Lo que todo el mundo, a la vez, reconoce, aún la muy activa Unión Europea, es que ese debate sobre la permanencia del toreo le compete atenderlo a los españoles. Los ciudadanos de otros países y sus parlamentos pueden opinar sobre el mismo y hasta tomar partido, pero le compete el pueblo español determinar por sí mismo si echa a un lado esa supuesta “herencia cultural”, eliminando las corridas de toros. Ninguna cultura es inmutable, todo lo contrario, evoluciona. En esa evolución se van descartando elementos que con el pasar del tiempo se tornan retrógrados. ¿Acaso el machismo, que tanto dolor causa, no es parte de nuestra “cultura”? No obstante, nadie osa defender en estos tiempos esa nefasta “herencia cultural”.

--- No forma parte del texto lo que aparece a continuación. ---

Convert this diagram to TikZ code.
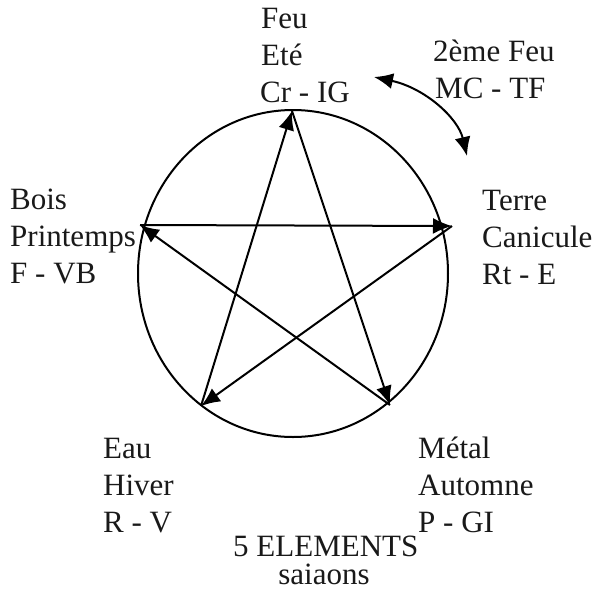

Igual que en España, aunque con mucho menos intensidad, desde hace tiempo en Puerto Rico hay un debate en torno a las peleas de gallos. En esa discusión ha estado siempre el elemento cultural porque la actividad es parte de “nuestra herencia hispana o latina” y existe desde hace siglos, desde antes de que naciéramos como nacionalidad. Además del elemento cultural, también se identifica la operación gallística como una “industria” que genera empleos. Otro creen, como yo, que es una rémora de los viejos tiempos que debiera ser superada, independientemente de los empleos que pueda generar y lo “bonito” que resulta para algunos es ver a dos gallos despedazándose. Igual que los toros, es un remanente del oprobioso circo romano que debiera desaparecer.

Pero, igual que a los españoles les corresponde decidir si en su país se eliminan las corridas de toros, los puertorriqueños debiéramos tener el mismo derecho para decidir en torno al mal llamado “deporte gallístico”. A ningún parlamento del mundo se le ocurre legislar para que en España se finalice con la crueldad taurina. Y si lo hacen, esa decisión sería tan solo la expresión de un deseo porque si se les ocurre mandar policías o soldados a hacer valer su decisión, encarcelando a quienes la incumplan, se estaría provocando una guerra.

En cuanto a Puerto Rico, sin embargo, el Congreso de Estados Unidos decidió la pasada semana mandatar la eliminación de las peleas de gallo, aquí y en otros “territorios” de propiedad federal, convirtiendo esa actividad en delito. De inmediato, la jefa de los fiscales estadounidenses anunció que su fuerza policial, el FBI, perseguirá a los infractores, los que enfrentarían hasta cinco años de cárcel.

Estamos, como tanta gente ya ha dicho, ante otra manifestación cruda del colonialismo clásico. No porque ocurre todo el tiempo, prácticamente todos los días, esa imposición deja de ser detestable. Tampoco deja de serlo porque en este caso el mandato de ese Congreso extranjero coincide con la opinión de algunos, como es mi caso. El colonialismo burdo, como el que Estados Unidos ejerce en Puerto Rico, a veces tiene consecuencias positivas, pero no deja de ser una ofensa contra el más elemental de los derechos humanos, el derecho a decidir sobre aquello que afecta tu vida.